🤖 AI Summary
Existing music recommendation systems struggle to perform controllable, single-attribute editing—such as emotion modification—while preserving other invariant attributes (e.g., genre, instrumentation). To address this, we propose an emotion-guided embedding transformation framework. Our method introduces a learnable emotion mapping module and a surrogate objective sampling mechanism, integrated with a lightweight translation model and a joint optimization objective, enabling fine-grained, attribute-disentangled controllable music retrieval. Given audio embeddings as input, the framework leverages mood labels to steer directional embedding transformations, ensuring cross-attribute consistency while improving emotion conversion accuracy and output diversity.
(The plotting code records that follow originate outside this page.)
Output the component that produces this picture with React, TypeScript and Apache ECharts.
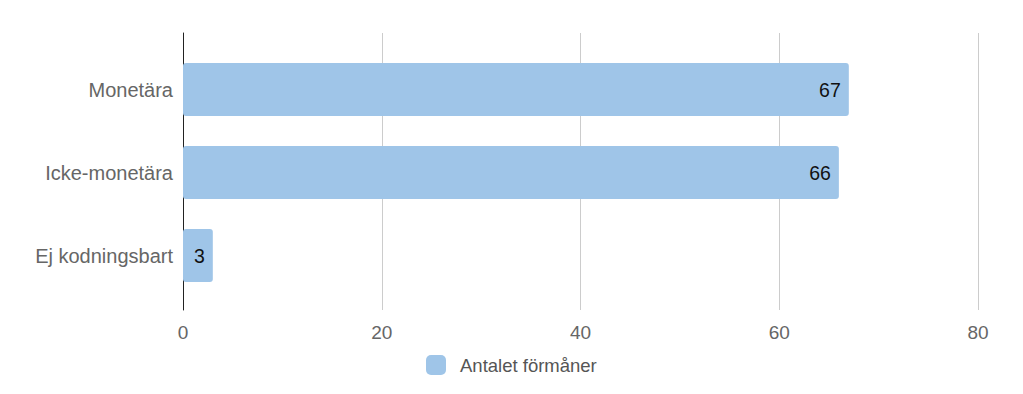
import React, { useEffect, useRef } from "react";
import * as echarts from "echarts";

const categories = ["Monetära", "Icke-monetära", "Ej kodningsbart"];
const values = [67, 66, 3];
const seriesName = "Antalet förmåner";
const xTicks = { min: 0, max: 80, interval: 20 };

const FONT = "Arial, 'Liberation Sans', sans-serif";
const BAR_COLOR = "#9fc5e8";

export default function App() {
  const ref = useRef<HTMLDivElement>(null);

  useEffect(() => {
    if (!ref.current) return;
    const chart = echarts.init(ref.current, undefined, { renderer: "svg" });
    chart.setOption({
      animation: false,
      backgroundColor: "#ffffff",
      textStyle: { fontFamily: FONT },
      legend: {
        data: [seriesName],
        left: 421,
        top: 350,
        itemWidth: 20,
        itemHeight: 20,
        icon: "roundRect",
        textStyle: { fontSize: 18.5, color: "#555", fontFamily: FONT, padding: [0, 0, 0, 9] },
      },
      grid: [
        // frame for gridlines, ticks and the vertical axis line
        { left: 183, right: 45, top: 33, bottom: 84 },
        // band area for the bars
        { left: 183, right: 45, top: 48, bottom: 97 },
      ],
      xAxis: [
        {
          gridIndex: 0,
          type: "value",
          min: xTicks.min,
          max: xTicks.max,
          interval: xTicks.interval,
          axisLine: { show: false },
          axisTick: { show: false },
          splitLine: { lineStyle: { color: "#cccccc", width: 1 } },
          axisLabel: { color: "#666", fontSize: 19, fontFamily: FONT, margin: 13 },
        },
        {
          gridIndex: 1,
          type: "value",
          min: xTicks.min,
          max: xTicks.max,
          show: false,
        },
      ],
      yAxis: [
        {
          gridIndex: 0,
          type: "category",
          data: categories,
          axisLine: { show: true, lineStyle: { color: "#222", width: 1 } },
          axisTick: { show: false },
          axisLabel: { show: false },
          splitLine: { show: false },
        },
        {
          gridIndex: 1,
          type: "category",
          data: categories,
          inverse: true,
          axisLine: { show: false },
          axisTick: { show: false },
          axisLabel: { color: "#666", fontSize: 20, fontFamily: FONT, margin: 10 },
        },
      ],
      series: [
        {
          name: seriesName,
          type: "bar",
          xAxisIndex: 1,
          yAxisIndex: 1,
          data: values,
          barCategoryGap: "36%",
          itemStyle: { color: BAR_COLOR, borderRadius: 3 },
          label: {
            show: true,
            position: "insideRight",
            distance: 8,
            color: "#111",
            fontSize: 19.5,
            fontFamily: FONT,
          },
        },
      ],
    });
    return () => chart.dispose();
  }, []);

  return (
    <div
      ref={ref}
      style={{ position: "absolute", left: 0, top: 0, width: 1023, height: 394 }}
    />
  );
}
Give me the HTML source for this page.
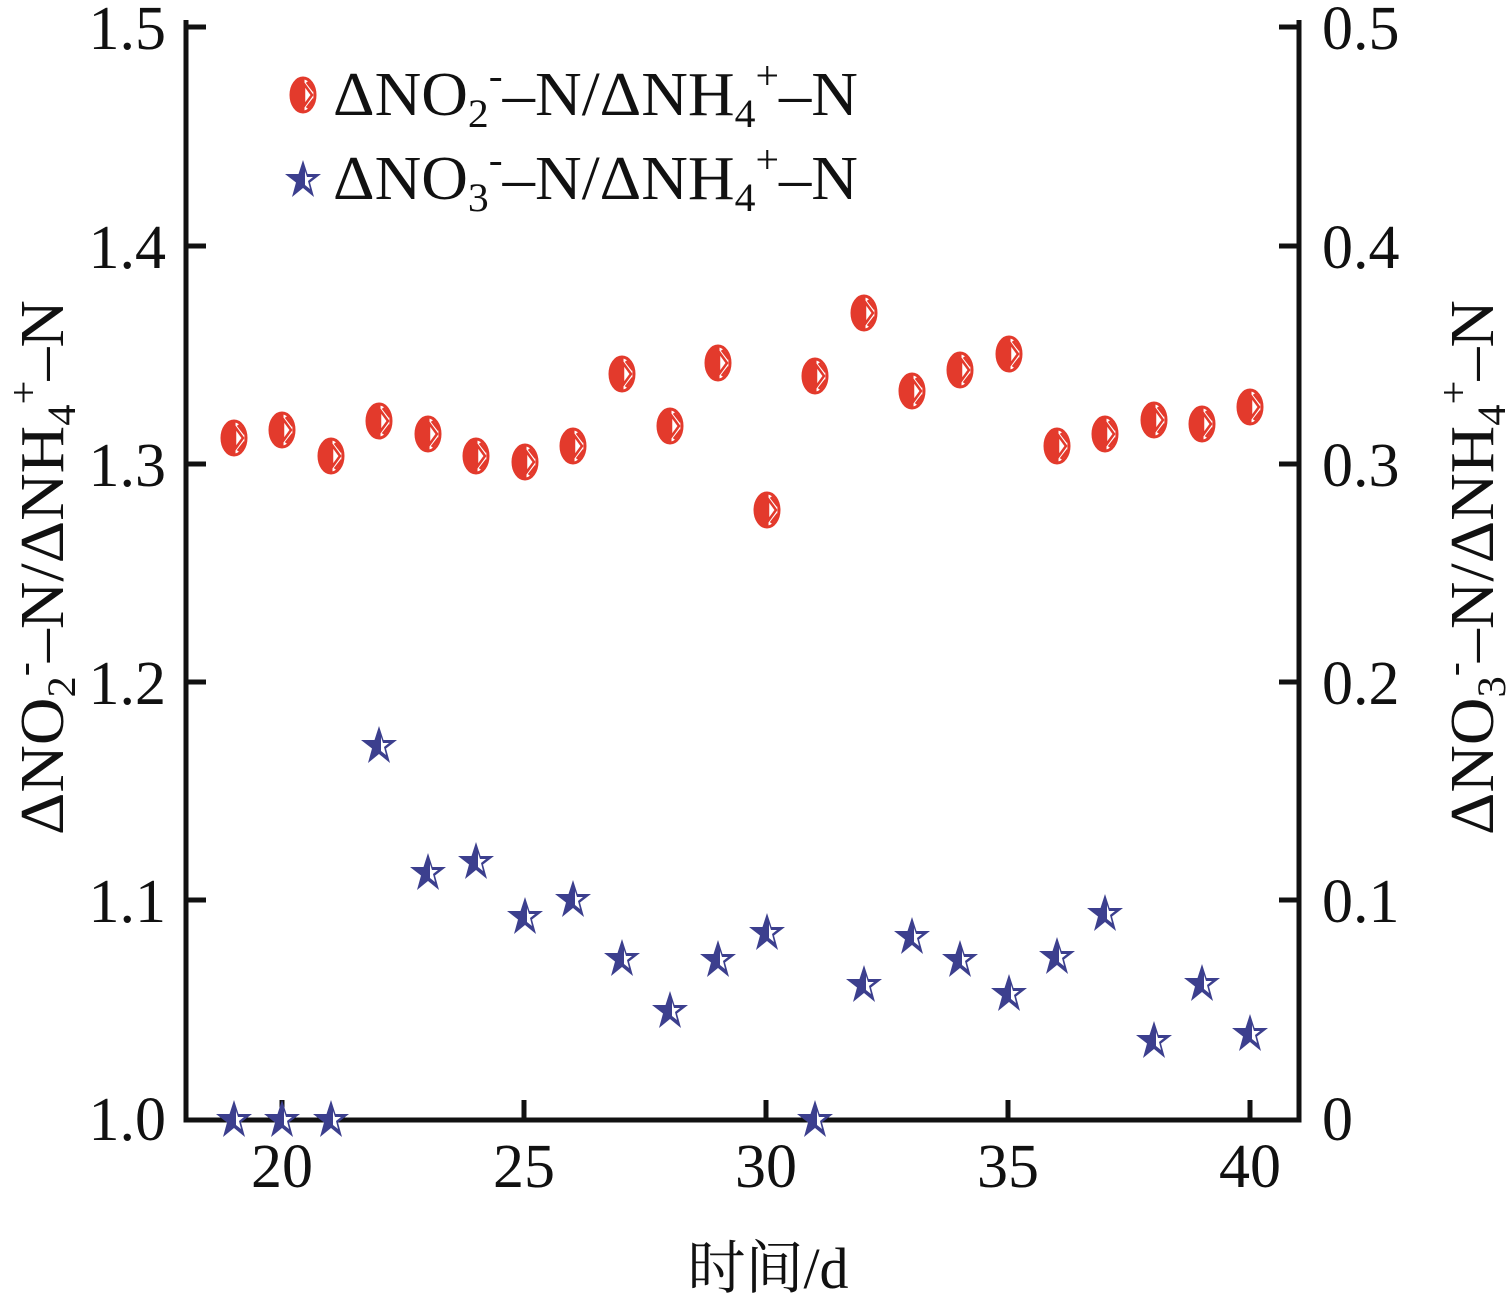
<!DOCTYPE html>
<html><head><meta charset="utf-8"><style>
html,body{margin:0;padding:0;background:#fff;}
svg{display:block;}
text{font-family:"Liberation Serif","Noto Serif CJK SC",serif;fill:#111;}
</style></head><body>
<svg width="1512" height="1299" viewBox="0 0 1512 1299" xmlns="http://www.w3.org/2000/svg">
<defs>
<g id="c">
<ellipse cx="0" cy="0" rx="12" ry="17" fill="#fff" stroke="#e33a2c" stroke-width="3"/>
<path d="M0,-17 A12,17 0 0 0 0,17 Z" fill="#e33a2c"/>
<path d="M1,-11 L9,0 L1,11 Z" fill="#fff" stroke="#e33a2c" stroke-width="2.5"/>
<path d="M0,-17 L0,17" stroke="#e33a2c" stroke-width="3"/>
<path d="M4,-13 L11,-4 M4,13 L11,4" stroke="#e33a2c" stroke-width="3"/>
</g>
<g id="s">
<polygon points="0,-20 4.5,-6 18,-6 7,2.5 11,17 0,8 -11,17 -7,2.5 -18,-6 -4.5,-6" fill="#3c3f8e"/>
<polygon points="2,-9 4,-3 10,-3 5,1 7,9 2,5" fill="#fff"/>
</g>
</defs>

<!-- axes -->
<g stroke="#111" stroke-width="5" fill="none">
<path d="M186,20 L186,1120 L1299,1120 L1299,20"/>
<path d="M186,27 h20 M186,246 h20 M186,464 h20 M186,682 h20 M186,900 h20"/>
<path d="M1299,27 h-20 M1299,246 h-20 M1299,464 h-20 M1299,682 h-20 M1299,900 h-20"/>
<path d="M282,1120 v-20 M524,1120 v-20 M766,1120 v-20 M1008,1120 v-20 M1250,1120 v-20"/>
</g>

<!-- left labels -->
<g font-size="62" text-anchor="end">
<text x="166" y="1140">1.0</text>
<text x="166" y="922">1.1</text>
<text x="166" y="704">1.2</text>
<text x="166" y="486">1.3</text>
<text x="166" y="268">1.4</text>
<text x="166" y="49">1.5</text>
</g>
<g font-size="62" text-anchor="start">
<text x="1322" y="1140">0</text>
<text x="1322" y="922">0.1</text>
<text x="1322" y="704">0.2</text>
<text x="1322" y="486">0.3</text>
<text x="1322" y="268">0.4</text>
<text x="1322" y="49">0.5</text>
</g>
<g font-size="62" text-anchor="middle">
<text x="282" y="1187">20</text>
<text x="524" y="1187">25</text>
<text x="766" y="1187">30</text>
<text x="1008" y="1187">35</text>
<text x="1250" y="1187">40</text>
</g>
<text x="768" y="1288" font-size="58" text-anchor="middle">时间/d</text>

<!-- y titles -->
<text transform="translate(63,835) rotate(-90)" font-size="62" textLength="535" lengthAdjust="spacingAndGlyphs">ΔNO<tspan font-size="40" dy="12">2</tspan><tspan font-size="40" dy="-38">-</tspan><tspan dy="26">–N/ΔNH</tspan><tspan font-size="40" dy="12">4</tspan><tspan font-size="40" dy="-38">+</tspan><tspan dy="26">–N</tspan></text>
<text transform="translate(1493,835) rotate(-90)" font-size="62" textLength="535" lengthAdjust="spacingAndGlyphs">ΔNO<tspan font-size="40" dy="12">3</tspan><tspan font-size="40" dy="-38">-</tspan><tspan dy="26">–N/ΔNH</tspan><tspan font-size="40" dy="12">4</tspan><tspan font-size="40" dy="-38">+</tspan><tspan dy="26">–N</tspan></text>

<!-- legend -->
<use href="#c" x="303" y="95"/>
<use href="#s" x="303" y="180"/>
<text x="333" y="115" font-size="62" textLength="525" lengthAdjust="spacingAndGlyphs">ΔNO<tspan font-size="40" dy="12">2</tspan><tspan font-size="40" dy="-38">-</tspan><tspan dy="26">–N/ΔNH</tspan><tspan font-size="40" dy="12">4</tspan><tspan font-size="40" dy="-38">+</tspan><tspan dy="26">–N</tspan></text>
<text x="333" y="199" font-size="62" textLength="525" lengthAdjust="spacingAndGlyphs">ΔNO<tspan font-size="40" dy="12">3</tspan><tspan font-size="40" dy="-38">-</tspan><tspan dy="26">–N/ΔNH</tspan><tspan font-size="40" dy="12">4</tspan><tspan font-size="40" dy="-38">+</tspan><tspan dy="26">–N</tspan></text>

<!-- red series -->
<use href="#c" x="234" y="438"/><use href="#c" x="282" y="430"/><use href="#c" x="331" y="456"/>
<use href="#c" x="379" y="421"/><use href="#c" x="428" y="434"/><use href="#c" x="476" y="456"/>
<use href="#c" x="525" y="462"/><use href="#c" x="573" y="446"/><use href="#c" x="622" y="374"/>
<use href="#c" x="670" y="426"/><use href="#c" x="718" y="363"/><use href="#c" x="767" y="510"/>
<use href="#c" x="815" y="376"/><use href="#c" x="864" y="313"/><use href="#c" x="912" y="391"/>
<use href="#c" x="960" y="370"/><use href="#c" x="1009" y="354"/><use href="#c" x="1057" y="446"/>
<use href="#c" x="1105" y="434"/><use href="#c" x="1154" y="420"/><use href="#c" x="1202" y="424"/>
<use href="#c" x="1250" y="407"/>

<!-- blue series -->
<use href="#s" x="234" y="1120"/><use href="#s" x="282" y="1120"/><use href="#s" x="331" y="1120"/>
<use href="#s" x="379" y="746"/><use href="#s" x="428" y="873"/><use href="#s" x="476" y="862"/>
<use href="#s" x="525" y="917"/><use href="#s" x="573" y="900"/><use href="#s" x="622" y="959"/>
<use href="#s" x="670" y="1011"/><use href="#s" x="718" y="960"/><use href="#s" x="767" y="933"/>
<use href="#s" x="815" y="1120"/><use href="#s" x="864" y="985"/><use href="#s" x="912" y="937"/>
<use href="#s" x="960" y="960"/><use href="#s" x="1009" y="994"/><use href="#s" x="1057" y="957"/>
<use href="#s" x="1105" y="914"/><use href="#s" x="1154" y="1041"/><use href="#s" x="1202" y="984"/>
<use href="#s" x="1250" y="1034"/>
</svg>
</body></html>
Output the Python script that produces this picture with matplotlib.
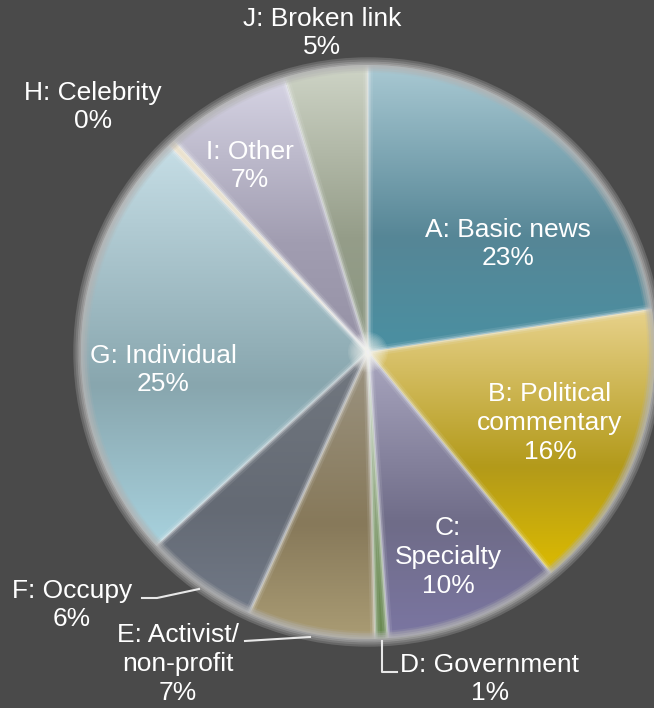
import numpy as np
import matplotlib
matplotlib.use("Agg")
import matplotlib.pyplot as plt
from matplotlib.colors import to_rgb
from matplotlib.patches import Circle

# ---- data ----
categories = ["A: Basic news", "B: Political\ncommentary", "C:\nSpecialty", "D: Government",
              "E: Activist/\nnon-profit", "F: Occupy", "G: Individual", "H: Celebrity",
              "I: Other", "J: Broken link"]
values = [22.6, 16.4, 9.9, 0.7, 7.2, 6.4, 24.6, 0.4, 7.1, 4.7]

# gradient colours (top, middle, bottom) per slice
grad_colors = [
    ("#a9c9d3", "#568696", "#4a90a2"),
    ("#e8d28c", "#b39a1a", "#dcbb00"),
    ("#aaa7c0", "#6f6c88", "#7b76a2"),
    ("#8eab7c", "#74925e", "#6a8a52"),
    ("#9c9482", "#87795a", "#aa9c74"),
    ("#727880", "#646a74", "#717987"),
    ("#c6dee6", "#88a6ae", "#a8d2de"),
    ("#ece0c4", "#e6d8b8", "#e0d0ac"),
    ("#d6d4e4", "#a19db1", "#9591a5"),
    ("#ced4c6", "#959d89", "#8a9680"),
]

# label layout (pixel coordinates of text block centres)
label_pos = [(508, 244), (550, 423), (448, 557), (490, 679), (178, 664),
             (72, 605), (163, 370), (93, 107), (250, 166), (322, 33)]
leaders = {
    3: [(382, 641), (382, 672), (397, 672)],
    4: [(310, 637), (245, 641)],
    5: [(199, 589), (157, 598), (142, 598)],
}

W, H = 654, 708
BG = "#4a4a4a"
cx, cy, R = 368, H - 352, 287

fig = plt.figure(figsize=(W / 100, H / 100), dpi=100, facecolor=BG)
ax = fig.add_axes([0, 0, 1, 1])
ax.set_facecolor(BG)

wedges, _ = ax.pie(values, startangle=90, counterclock=False, center=(cx, cy),
                   radius=R, colors=[c[1] for c in grad_colors], frame=True,
                   wedgeprops=dict(linewidth=0))
ax.set_xlim(0, W)
ax.set_ylim(0, H)
ax.set_aspect("equal")
ax.axis("off")


def make_grad(cols, n=256):
    t = np.linspace(0, 1, n)
    c0, c1, c2 = (np.array(to_rgb(c)) for c in cols)
    out = np.zeros((n, 1, 3))
    for i, tt in enumerate(t):
        if tt < 0.6:
            f = tt / 0.6
            out[i, 0] = c0 * (1 - f) + c1 * f
        else:
            f = (tt - 0.6) / 0.4
            out[i, 0] = c1 * (1 - f) + c2 * f
    return out


for w, cols in zip(wedges, grad_colors):
    th = np.radians(np.linspace(w.theta1, w.theta2, 100))
    xs = np.concatenate([[cx], cx + R * np.cos(th)])
    ys = np.concatenate([[cy], cy + R * np.sin(th)])
    img = ax.imshow(make_grad(cols), extent=[xs.min(), xs.max() + 1, ys.min(), ys.max()],
                    origin="upper", aspect="auto", interpolation="bilinear", zorder=2)
    img.set_clip_path(w)

# separators (soft light lines)
clip_circle = Circle((cx, cy), R, transform=ax.transData, facecolor="none", edgecolor="none")
ax.add_patch(clip_circle)
for w in wedges:
    a = np.radians(w.theta1)
    for lw, al in [(7, 0.10), (4, 0.22), (1.8, 0.4)]:
        ln, = ax.plot([cx, cx + R * np.cos(a)], [cy, cy + R * np.sin(a)],
                      color="#f0f2f4", lw=lw, alpha=al, zorder=3, solid_capstyle="butt")
        ln.set_clip_path(clip_circle)

# centre glow (soft)
for rr in np.linspace(20, 1.5, 14):
    ax.add_patch(Circle((cx, cy), rr, facecolor="#fbfbf6", edgecolor="none", alpha=0.09, zorder=4))

# outer ring glow
for dr, lw, al in [(0, 11, 0.18), (0, 8, 0.25), (0, 5, 0.4), (0, 2.5, 0.5), (-4, 3, 0.15), (5, 4, 0.12)]:
    ax.add_patch(Circle((cx, cy), R + dr, facecolor="none", edgecolor="#b4b4b4",
                        lw=lw, alpha=al, zorder=5))

# labels
for i, (lab, v) in enumerate(zip(categories, values)):
    px, py = label_pos[i]
    ax.text(px, H - py, f"{lab}\n{round(v)}%", ha="center", va="center",
            color="white", fontsize=19, family=["Liberation Sans", "DejaVu Sans"],
            linespacing=1.26, zorder=6)

for i, pts in leaders.items():
    xs = [p[0] for p in pts]
    ys = [H - p[1] for p in pts]
    ax.plot(xs, ys, color="#e8e8e8", lw=1.5, zorder=6)

fig.savefig("out.png", dpi=100, facecolor=BG)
Experiments on two public benchmarks demonstrate that our approach significantly outperforms untrained baselines: it achieves substantial gains in emotion conversion accuracy and better preserves the original tracks’ genre and instrumentation characteristics.
📝 Abstract
Music representations are the backbone of modern recommendation systems, powering playlist generation, similarity search, and personalized discovery. Yet most embeddings offer little control for adjusting a single musical attribute, e.g., changing only the mood of a track while preserving its genre or instrumentation. In this work, we address the problem of controllable music retrieval through embedding-based transformation, where the objective is to retrieve songs that remain similar to a seed track but are modified along one chosen dimension. We propose a novel framework for mood-guided music embedding transformation, which learns a mapping from a seed audio embedding to a target embedding guided by mood labels, while preserving other musical attributes. Because mood cannot be directly altered in the seed audio, we introduce a sampling mechanism that retrieves proxy targets to balance diversity with similarity to the seed. We train a lightweight translation model using this sampling strategy and introduce a novel joint objective that encourages transformation and information preservation. Extensive experiments on two datasets show strong mood transformation performance while retaining genre and instrumentation far better than training-free baselines, establishing controllable embedding transformation as a promising paradigm for personalized music retrieval.